C'est en avril que les taux ont le plus rapidement augmenté, alors que le barème de l'usure reste inchangé pour le trimestre. Ce décalage avec la réalité du terrain est générateur du fameux effet ciseau, ce qui entraîne davantage de refus de prêts bancaires. Même solvables, de plus en plus de candidats à l'emprunt se voient recalés pour cause de TAEG (Taux Annuel Effectif Global) au-delà du taux légal maximum.
Sur la durée classique de 20 ans, le taux du marché oscille actuellement entre 1,50% et 1,60%, pour une usure fixée à 2,40% sur cette maturité. Pour obtenir le TAEG, le taux nominal doit encore être complété par les frais annexes liés à l'octroi du crédit : garantie, frais de dossier, rémunération éventuelle du courtier, assurance emprunteur. L'équation est donc difficilement tenable si le taux brut augmente de quelques points ou que le coût de l'assurance de prêt est élevé en raison du profil de l'emprunteur.
Les taux s'emballent, l'usure stagne (au moins jusqu'au 30 juin) et les refus de prêts s'envolent. Les courtiers voient de plus en plus de dossiers bloqués, obligeant les candidats à reporter leur projet d'achat immobilier. Depuis le début de l'année, les ventes de logements ont chuté de 17%.
Libéralisation de l'assurance de prêt immobilier
Bonne nouvelle dans cet environnement morose, la loi Lemoine sur l'assurance emprunteur entre en application le 1er juin prochain. À compter de cette date, tout nouvel emprunteur pourra résilier son assurance de prêt immobilier à tout moment, et sans frais, et la substituer par un contrat alternatif librement choisi à garanties au moins équivalentes.
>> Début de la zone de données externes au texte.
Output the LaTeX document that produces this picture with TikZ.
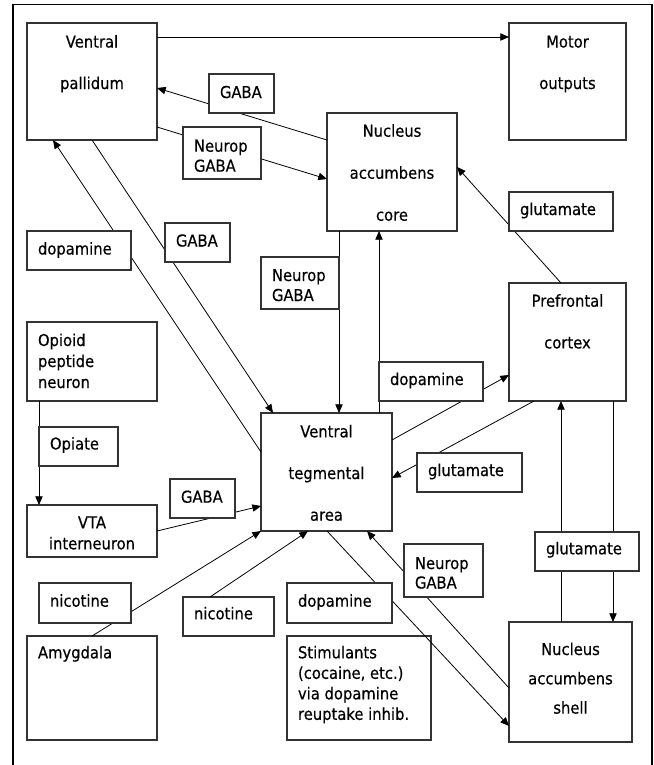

Cette disposition s'appliquera à toute personne déjà détentrice d'un crédit immobilier à compter du 1er septembre 2022.
Plus besoin de s'appuyer sur la loi Hamon ni sur l'amendement Bourquin pour changer d'assurance en cours de prêt. Plus aucune condition d'engagement n'est exigée, désormais à tout moment, quelle que soit l'antériorité du prêt, vous allez pouvoir faire des économies sur le coût de l'assurance de prêt immobilier. À niveau de garanties équivalent, un contrat souscrit auprès d'un assureur concurrent de la banque coûte entre deux et trois fois moins cher que le contrat groupe du prêteur.
Autre avancée majeure introduite par la loi Lemoine, la suppression de la sélection médicale pour les prêts de moins de 200 000€ dont le remboursement est prévu avant les 60 ans de l'emprunteur. Les personnes éligibles n'auront plus de questionnaire de santé à remplir à compter du 1er juin 2022. Ce droit va faciliter l'accès à l'assurance et au crédit aux personnes présentant des risques aggravés de santé, ainsi qu’aux emprunteurs seniors qui paient leur contrat le prix fort en raison de leur âge.
La loi Lemoine prévoit également la réduction du droit à l'oubli pour les anciens malades du cancer de 10 à 5 ans. Cette disposition concerne aussi les personnes ayant été atteintes d'une hépatite C.